Equal feature relevance: standard L1/L2 treat all dimensions equally — bad when features have different scales or importance (e.g., x₁² vs x₁ in target function).

Optimal distance metric exists per fixed problem but may be hard to find; oracle metric (same label → distance 0) requires solving the problem.

Curse of Dimensionality¶

Bellman’s curse of dimensionality: as dimensionality d grows, data needed to generalize grows exponentially (~10^d points to maintain fixed neighborhood coverage).
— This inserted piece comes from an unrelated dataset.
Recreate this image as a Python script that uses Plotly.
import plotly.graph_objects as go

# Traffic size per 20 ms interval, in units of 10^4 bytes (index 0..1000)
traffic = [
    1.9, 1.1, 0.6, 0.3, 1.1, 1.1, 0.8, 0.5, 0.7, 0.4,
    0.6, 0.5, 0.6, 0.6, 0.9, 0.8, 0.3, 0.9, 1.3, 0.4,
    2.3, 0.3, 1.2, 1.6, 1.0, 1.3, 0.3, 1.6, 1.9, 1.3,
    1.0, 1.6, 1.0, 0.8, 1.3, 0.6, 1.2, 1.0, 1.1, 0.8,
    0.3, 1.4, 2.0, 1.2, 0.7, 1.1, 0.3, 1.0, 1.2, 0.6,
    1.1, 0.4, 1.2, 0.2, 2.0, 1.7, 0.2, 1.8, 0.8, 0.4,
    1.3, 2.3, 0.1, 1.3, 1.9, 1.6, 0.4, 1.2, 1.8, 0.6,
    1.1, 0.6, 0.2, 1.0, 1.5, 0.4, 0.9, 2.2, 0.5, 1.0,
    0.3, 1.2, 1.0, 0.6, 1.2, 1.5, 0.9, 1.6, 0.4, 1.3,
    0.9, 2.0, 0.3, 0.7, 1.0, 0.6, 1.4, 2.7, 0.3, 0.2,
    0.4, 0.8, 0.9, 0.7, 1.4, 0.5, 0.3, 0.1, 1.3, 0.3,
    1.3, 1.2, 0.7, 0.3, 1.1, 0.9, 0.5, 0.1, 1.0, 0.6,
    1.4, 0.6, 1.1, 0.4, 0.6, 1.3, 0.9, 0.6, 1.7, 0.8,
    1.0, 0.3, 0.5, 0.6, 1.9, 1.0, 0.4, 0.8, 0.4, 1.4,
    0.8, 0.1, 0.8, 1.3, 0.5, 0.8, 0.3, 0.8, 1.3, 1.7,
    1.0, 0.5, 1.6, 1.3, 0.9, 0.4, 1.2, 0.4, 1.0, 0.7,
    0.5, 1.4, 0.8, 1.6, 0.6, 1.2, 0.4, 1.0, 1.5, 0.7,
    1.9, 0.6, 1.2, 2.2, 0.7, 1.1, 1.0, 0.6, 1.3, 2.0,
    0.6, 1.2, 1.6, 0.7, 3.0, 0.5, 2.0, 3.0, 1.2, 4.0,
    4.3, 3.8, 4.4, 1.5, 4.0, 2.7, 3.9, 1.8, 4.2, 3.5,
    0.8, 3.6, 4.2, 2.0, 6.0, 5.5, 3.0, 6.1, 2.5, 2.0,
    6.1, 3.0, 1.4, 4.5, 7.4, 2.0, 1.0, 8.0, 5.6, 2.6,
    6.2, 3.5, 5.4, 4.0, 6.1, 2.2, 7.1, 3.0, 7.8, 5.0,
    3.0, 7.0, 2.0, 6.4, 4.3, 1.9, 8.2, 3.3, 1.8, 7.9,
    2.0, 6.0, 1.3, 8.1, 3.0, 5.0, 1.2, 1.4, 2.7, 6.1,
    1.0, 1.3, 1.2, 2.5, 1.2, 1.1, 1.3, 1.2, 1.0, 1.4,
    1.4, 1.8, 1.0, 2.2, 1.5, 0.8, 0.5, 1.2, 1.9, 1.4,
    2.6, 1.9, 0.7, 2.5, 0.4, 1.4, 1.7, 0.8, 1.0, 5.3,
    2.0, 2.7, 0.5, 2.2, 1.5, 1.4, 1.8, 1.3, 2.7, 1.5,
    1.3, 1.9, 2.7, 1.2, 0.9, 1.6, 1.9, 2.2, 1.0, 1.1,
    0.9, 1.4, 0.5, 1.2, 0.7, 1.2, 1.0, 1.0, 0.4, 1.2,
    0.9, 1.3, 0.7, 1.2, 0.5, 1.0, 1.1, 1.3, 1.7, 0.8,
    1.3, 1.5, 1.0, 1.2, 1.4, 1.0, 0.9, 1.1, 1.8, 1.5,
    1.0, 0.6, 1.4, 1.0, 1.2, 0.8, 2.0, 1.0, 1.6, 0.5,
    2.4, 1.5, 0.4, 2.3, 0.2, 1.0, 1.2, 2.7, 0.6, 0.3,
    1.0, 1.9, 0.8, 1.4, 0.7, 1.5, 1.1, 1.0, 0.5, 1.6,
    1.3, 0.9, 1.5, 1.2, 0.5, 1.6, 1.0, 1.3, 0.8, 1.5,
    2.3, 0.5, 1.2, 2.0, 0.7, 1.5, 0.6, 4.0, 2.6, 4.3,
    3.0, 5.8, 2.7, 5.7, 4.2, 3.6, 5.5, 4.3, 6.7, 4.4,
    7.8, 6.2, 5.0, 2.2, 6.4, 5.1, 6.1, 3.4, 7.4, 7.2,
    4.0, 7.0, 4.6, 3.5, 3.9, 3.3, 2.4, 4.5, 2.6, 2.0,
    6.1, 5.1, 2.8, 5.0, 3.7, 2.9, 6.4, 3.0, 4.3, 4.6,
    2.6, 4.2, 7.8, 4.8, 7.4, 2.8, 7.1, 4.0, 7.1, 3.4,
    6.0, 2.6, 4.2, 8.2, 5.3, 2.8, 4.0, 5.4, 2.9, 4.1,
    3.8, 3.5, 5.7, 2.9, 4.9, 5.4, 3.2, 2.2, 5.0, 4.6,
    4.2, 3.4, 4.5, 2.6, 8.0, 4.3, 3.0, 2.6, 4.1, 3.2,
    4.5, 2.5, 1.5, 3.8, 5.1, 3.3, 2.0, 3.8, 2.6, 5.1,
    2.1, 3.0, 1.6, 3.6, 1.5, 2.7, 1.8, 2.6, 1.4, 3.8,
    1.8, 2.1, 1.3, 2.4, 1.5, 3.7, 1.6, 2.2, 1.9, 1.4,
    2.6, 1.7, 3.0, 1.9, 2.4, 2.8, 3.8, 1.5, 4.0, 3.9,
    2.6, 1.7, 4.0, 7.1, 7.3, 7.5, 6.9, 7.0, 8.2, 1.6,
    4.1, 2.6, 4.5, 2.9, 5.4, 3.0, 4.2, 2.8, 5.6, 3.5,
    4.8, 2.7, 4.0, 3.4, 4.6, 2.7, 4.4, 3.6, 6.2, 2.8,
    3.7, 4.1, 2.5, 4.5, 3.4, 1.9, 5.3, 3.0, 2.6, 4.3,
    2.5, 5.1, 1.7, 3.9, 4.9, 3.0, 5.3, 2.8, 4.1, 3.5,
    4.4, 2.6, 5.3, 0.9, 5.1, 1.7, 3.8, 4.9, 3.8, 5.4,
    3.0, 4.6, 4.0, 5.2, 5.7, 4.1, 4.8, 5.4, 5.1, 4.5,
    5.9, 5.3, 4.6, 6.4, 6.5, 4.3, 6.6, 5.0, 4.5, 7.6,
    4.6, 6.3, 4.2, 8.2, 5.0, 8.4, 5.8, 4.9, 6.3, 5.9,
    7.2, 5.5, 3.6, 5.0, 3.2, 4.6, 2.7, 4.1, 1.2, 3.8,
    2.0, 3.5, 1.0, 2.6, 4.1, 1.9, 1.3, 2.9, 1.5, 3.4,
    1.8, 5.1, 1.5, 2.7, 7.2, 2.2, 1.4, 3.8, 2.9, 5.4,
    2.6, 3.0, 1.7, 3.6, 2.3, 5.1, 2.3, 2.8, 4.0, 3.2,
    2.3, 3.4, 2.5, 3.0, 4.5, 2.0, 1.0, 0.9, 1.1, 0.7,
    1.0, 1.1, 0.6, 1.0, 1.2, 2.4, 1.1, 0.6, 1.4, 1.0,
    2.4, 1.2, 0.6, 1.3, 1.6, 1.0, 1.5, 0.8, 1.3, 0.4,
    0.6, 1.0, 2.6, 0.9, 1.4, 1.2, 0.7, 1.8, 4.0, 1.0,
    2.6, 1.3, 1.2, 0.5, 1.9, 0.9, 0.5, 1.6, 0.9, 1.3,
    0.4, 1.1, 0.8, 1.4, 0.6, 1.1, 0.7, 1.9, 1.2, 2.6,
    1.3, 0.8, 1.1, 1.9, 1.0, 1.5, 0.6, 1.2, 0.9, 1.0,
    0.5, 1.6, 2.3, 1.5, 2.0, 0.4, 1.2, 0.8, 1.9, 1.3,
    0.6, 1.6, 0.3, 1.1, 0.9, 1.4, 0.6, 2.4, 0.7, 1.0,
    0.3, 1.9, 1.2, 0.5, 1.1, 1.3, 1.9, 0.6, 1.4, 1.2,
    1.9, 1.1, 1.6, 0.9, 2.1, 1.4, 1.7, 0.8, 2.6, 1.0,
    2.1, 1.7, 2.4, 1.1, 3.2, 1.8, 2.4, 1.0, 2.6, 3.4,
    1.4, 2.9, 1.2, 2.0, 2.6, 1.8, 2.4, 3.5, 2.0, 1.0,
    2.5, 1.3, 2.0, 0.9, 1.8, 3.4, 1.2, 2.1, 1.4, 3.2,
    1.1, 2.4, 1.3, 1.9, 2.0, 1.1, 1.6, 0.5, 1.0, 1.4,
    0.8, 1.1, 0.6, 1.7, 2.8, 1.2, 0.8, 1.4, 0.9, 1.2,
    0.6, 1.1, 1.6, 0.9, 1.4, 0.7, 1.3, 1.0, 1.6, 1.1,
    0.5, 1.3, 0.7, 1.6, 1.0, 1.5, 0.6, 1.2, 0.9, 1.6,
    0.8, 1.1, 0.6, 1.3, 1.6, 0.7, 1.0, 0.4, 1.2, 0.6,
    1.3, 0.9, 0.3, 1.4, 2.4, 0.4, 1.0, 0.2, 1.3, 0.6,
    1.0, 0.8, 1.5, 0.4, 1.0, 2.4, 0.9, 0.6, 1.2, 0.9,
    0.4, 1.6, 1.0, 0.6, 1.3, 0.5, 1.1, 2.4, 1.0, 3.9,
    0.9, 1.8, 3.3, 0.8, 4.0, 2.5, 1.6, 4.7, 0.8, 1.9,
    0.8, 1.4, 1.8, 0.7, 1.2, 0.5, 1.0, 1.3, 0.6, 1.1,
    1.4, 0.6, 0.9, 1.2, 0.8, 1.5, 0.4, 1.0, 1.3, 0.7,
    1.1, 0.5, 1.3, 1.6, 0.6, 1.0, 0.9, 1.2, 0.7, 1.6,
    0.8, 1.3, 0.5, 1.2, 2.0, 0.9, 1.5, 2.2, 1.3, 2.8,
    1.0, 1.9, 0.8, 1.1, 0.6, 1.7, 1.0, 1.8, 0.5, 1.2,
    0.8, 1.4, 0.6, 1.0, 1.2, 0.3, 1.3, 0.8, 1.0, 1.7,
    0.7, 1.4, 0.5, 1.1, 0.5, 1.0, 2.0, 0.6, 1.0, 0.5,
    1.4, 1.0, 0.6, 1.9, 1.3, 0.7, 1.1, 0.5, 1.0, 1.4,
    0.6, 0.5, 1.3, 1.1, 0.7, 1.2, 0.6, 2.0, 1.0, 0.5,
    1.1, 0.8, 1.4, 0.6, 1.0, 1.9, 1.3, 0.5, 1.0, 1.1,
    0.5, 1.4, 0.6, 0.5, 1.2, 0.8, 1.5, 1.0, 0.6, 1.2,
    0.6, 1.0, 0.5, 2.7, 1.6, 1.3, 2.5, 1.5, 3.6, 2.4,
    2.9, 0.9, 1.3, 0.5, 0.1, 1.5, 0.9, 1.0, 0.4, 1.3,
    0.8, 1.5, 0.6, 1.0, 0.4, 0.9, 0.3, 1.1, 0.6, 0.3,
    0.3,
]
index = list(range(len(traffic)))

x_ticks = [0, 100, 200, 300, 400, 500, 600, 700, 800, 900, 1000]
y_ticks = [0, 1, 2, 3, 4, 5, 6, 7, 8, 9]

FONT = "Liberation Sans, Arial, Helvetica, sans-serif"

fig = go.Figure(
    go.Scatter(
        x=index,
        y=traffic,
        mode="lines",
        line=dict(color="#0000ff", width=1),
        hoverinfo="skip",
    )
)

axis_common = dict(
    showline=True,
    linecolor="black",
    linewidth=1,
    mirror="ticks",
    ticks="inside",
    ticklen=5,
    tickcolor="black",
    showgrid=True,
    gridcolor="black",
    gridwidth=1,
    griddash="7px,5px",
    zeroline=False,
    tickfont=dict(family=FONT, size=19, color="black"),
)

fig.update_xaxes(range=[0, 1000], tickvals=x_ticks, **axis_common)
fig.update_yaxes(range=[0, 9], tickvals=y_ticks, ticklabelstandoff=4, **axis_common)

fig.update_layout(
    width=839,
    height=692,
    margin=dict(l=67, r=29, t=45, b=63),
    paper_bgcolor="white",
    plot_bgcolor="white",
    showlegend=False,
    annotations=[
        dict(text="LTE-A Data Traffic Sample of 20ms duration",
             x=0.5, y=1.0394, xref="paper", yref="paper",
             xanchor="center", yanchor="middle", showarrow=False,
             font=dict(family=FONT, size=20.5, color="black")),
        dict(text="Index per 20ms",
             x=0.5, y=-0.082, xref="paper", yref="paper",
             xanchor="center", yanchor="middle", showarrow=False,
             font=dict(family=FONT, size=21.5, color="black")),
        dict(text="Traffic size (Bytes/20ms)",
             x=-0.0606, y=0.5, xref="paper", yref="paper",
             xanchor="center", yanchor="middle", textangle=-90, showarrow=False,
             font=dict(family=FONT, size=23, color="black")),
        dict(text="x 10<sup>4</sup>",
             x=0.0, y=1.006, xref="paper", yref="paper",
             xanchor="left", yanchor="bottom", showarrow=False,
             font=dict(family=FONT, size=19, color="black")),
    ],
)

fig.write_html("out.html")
1-D line: 10 points cover 1/10 each.
2-D square: need ~100 points (10×10 grid) for same local density.
d dimensions: ~10^d points.

Implications for k-NN:

“Nearest” neighbors become far in high dimensions → weak locality.
Irrelevant features dilute signal (all features weighted equally by default).
Adding features without more data hurts generalization.

Mitigations: feature selection, weighted metrics, dimensionality reduction (covered later in course).

Locally Weighted Regression¶

Replace simple mean with local model fit on neighbors:

Weight neighbors by similarity (e.g., 1/distance).
Fit linear regression (or any learner) on weighted neighborhood → locally weighted linear regression (LWLR).
k = n with weighting: prediction varies by query; can approximate curves from linear local pieces.
Can substitute decision trees, neural nets, etc. for the local model.

Effect: simple global hypothesis class + local fitting → effectively richer hypothesis space.